The volume of private equity activity slowed dramatically last year, with some $17 billion invested in more than 700 companies, down from more than $30 billion invested in more than 1,700 companies in 2011, according to China First Capital, a Shenzhen-based investment advisory firm. Virtually all deals in China are minority equity investments in fast-growing private companies rather than buyouts of public companies as in the West. The industry was virtually nonexistent in China at the start of the 2000s but grew rapidly as Western investors rushed to participate in the country’s economic boom.

“You had an industry that grew very quickly but is not yet fully matured,” says Peter Fuhrman, chairman and CEO of China First Capital. “The PE firms raised huge money from LPs around the world and now face the challenge of not being able to exit their investments before the life cycle of their funds run out,” Fuhrman says.

Out of the 9,000 publicly disclosed private equity deals done in China in the past 11 years, some 7,500 deals with a total investment of about $103 billion remain “unexited,” according to Fuhrman. Most of these deals were done with the expectation that the company would one day go public, enabling private equity investors to cash out. Most private equity funds have been established with five- to ten-year life spans, so the pressure to find ways to exit deals is bound to grow.

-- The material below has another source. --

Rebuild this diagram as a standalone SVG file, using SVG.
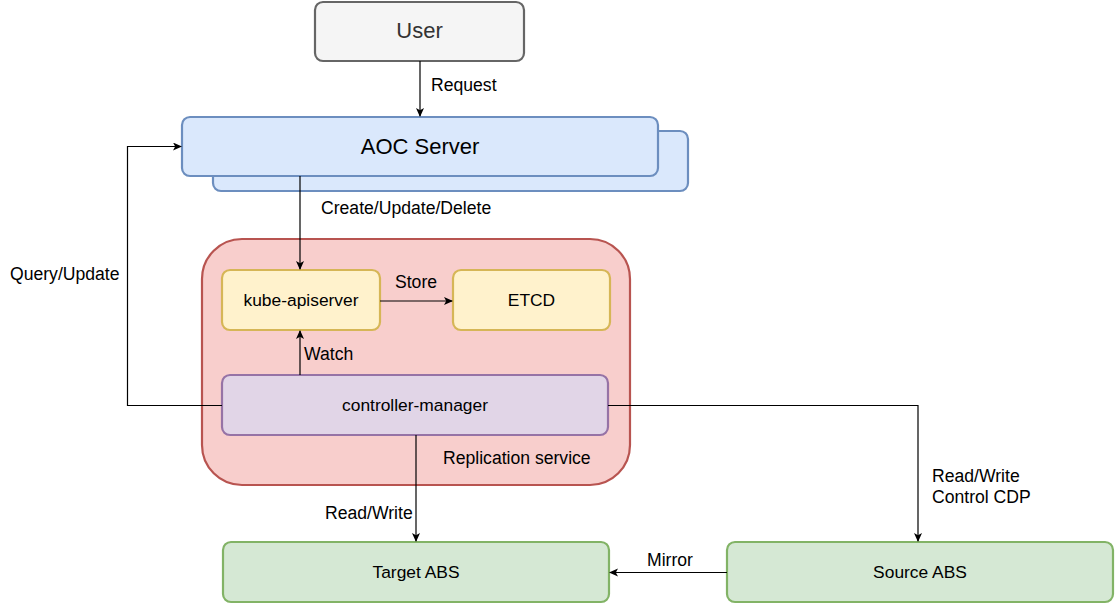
<svg xmlns="http://www.w3.org/2000/svg" width="1116" height="605" viewBox="0 0 1116 605">
<defs>
<marker id="arr" markerWidth="10" markerHeight="10" refX="8" refY="4" orient="auto" markerUnits="userSpaceOnUse">
<path d="M0,0 L9,4 L0,8 L2.2,4 Z" fill="#000"/>
</marker>
<style>
.lbl{font-family:"Liberation Sans",Arial,sans-serif;font-size:17.6px;fill:#000}
.nt{font-family:"Liberation Sans",Arial,sans-serif;font-size:17.4px;fill:#000;text-anchor:middle}
.big{font-family:"Liberation Sans",Arial,sans-serif;font-size:22px;text-anchor:middle}
.edge{fill:none;stroke:#000;stroke-width:1.2}
</style>
</defs>
<rect width="1116" height="605" fill="#fff"/>
<g id="replication-service">
<rect x="202" y="239" width="428" height="246" rx="40" fill="#f8cecc" stroke="#b85450" stroke-width="2.2"/>
<text class="lbl" x="443" y="464">Replication service</text>
</g>
<g id="user">
<rect x="315" y="2" width="209" height="59" rx="8" fill="#f5f5f5" stroke="#666" stroke-width="2.2"/>
<text class="big" x="419.5" y="38" fill="#333">User</text>
</g>
<g id="aoc-server">
<rect x="213" y="131" width="475" height="60" rx="8" fill="#dae8fc" stroke="#6c8ebf" stroke-width="2.2"/>
<rect x="182" y="117" width="476" height="59" rx="8" fill="#dae8fc" stroke="#6c8ebf" stroke-width="2.2"/>
<text class="big" x="420" y="153.5" fill="#000">AOC Server</text>
</g>
<g id="kube-apiserver">
<rect x="222" y="270" width="158" height="60" rx="8" fill="#fff2cc" stroke="#d6b656" stroke-width="2.2"/>
<text class="nt" x="301" y="306">kube-apiserver</text>
</g>
<g id="etcd">
<rect x="453" y="270" width="157" height="60" rx="8" fill="#fff2cc" stroke="#d6b656" stroke-width="2.2"/>
<text class="nt" x="531.5" y="306">ETCD</text>
</g>
<g id="controller-manager">
<rect x="222" y="375" width="386" height="60" rx="8" fill="#e1d5e7" stroke="#9673a6" stroke-width="2.2"/>
<text class="nt" x="415" y="411">controller-manager</text>
</g>
<g id="target-abs">
<rect x="223" y="542" width="386" height="60" rx="8" fill="#d5e8d4" stroke="#82b366" stroke-width="2.2"/>
<text class="nt" x="416" y="578">Target ABS</text>
</g>
<g id="source-abs">
<rect x="727" y="542" width="386" height="60" rx="8" fill="#d5e8d4" stroke="#82b366" stroke-width="2.2"/>
<text class="nt" x="920" y="578">Source ABS</text>
</g>
<g id="connectors">
<path class="edge" d="M420,61 V116" marker-end="url(#arr)"/>
<text class="lbl" x="431" y="91">Request</text>
<path class="edge" d="M300,176 V269" marker-end="url(#arr)"/>
<text class="lbl" x="321" y="214">Create/Update/Delete</text>
<path class="edge" d="M380,301 H452" marker-end="url(#arr)"/>
<text class="lbl" x="395" y="288">Store</text>
<path class="edge" d="M300,375 V331" marker-end="url(#arr)"/>
<text class="lbl" x="304" y="360">Watch</text>
<path class="edge" d="M222,405.5 H127.5 V146.5 H181" marker-end="url(#arr)"/>
<text class="lbl" x="10" y="280">Query/Update</text>
<path class="edge" d="M416,435 V541" marker-end="url(#arr)"/>
<text class="lbl" x="325" y="519">Read/Write</text>
<path class="edge" d="M608,405.5 H918 V541" marker-end="url(#arr)"/>
<text class="lbl" x="932" y="482">Read/Write</text>
<text class="lbl" x="932" y="503">Control CDP</text>
<path class="edge" d="M727,572.5 H610" marker-end="url(#arr)"/>
<text class="lbl" x="647" y="566">Mirror</text>
</g>
</svg>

Almost 100 companies have received CSRC approval to make IPOs this year but have not yet listed their shares because of poor market conditions, says Fuhrman. Another 850 companies are seeking regulatory approval for IPOs, but some companies have withdrawn their applications because of long waiting times, he adds.

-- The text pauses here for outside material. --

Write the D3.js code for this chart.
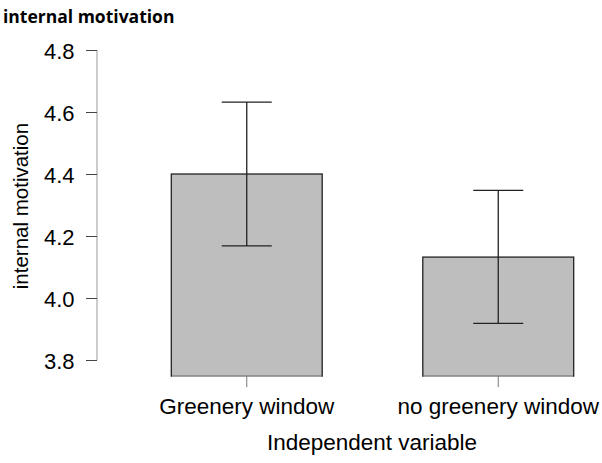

The imbalance between investment demand and exit potential looks set to worsen. Fuhrman estimates that private equity firms are sitting on more than $30 billion of dry powder, capital raised specifically to invest in China. “This exit crisis will likely become more acute in the months ahead,” says Fuhrman. “At the same time, Chinese private companies, which rely on both IPO proceeds and PE investment to fuel their growth, are facing a potentially long period without sufficient capital to fully capitalize on the opportunities in China’s still-booming domestic market.”

The IPO backlog should spur the development of a secondary market in China, says Fuhrman. His firm published a recent report, “China Secondaries — The Necessary and Attractive Exit for Private Equity Deals in China,” that identified at least 200 highly profitable companies that could be ripe for secondary sales. “Quality secondary transactions in China will involve PE investors cherry-picking good companies at fair valuations,” the report says.

AIF Capital is looking to do just that. The firm recently raised $320 million for its fourth China-oriented fund, and Amour says he intends to invest at least part of the money in secondary deals.

“The firms I’ll be looking at will have to be highly profitable, have strong positions with competitive advantage in the market — companies that need additional new capital and can grow fast enough to achieve regulatory approval [for an IPO] within my fund’s ten-year life cycle,” Amour says.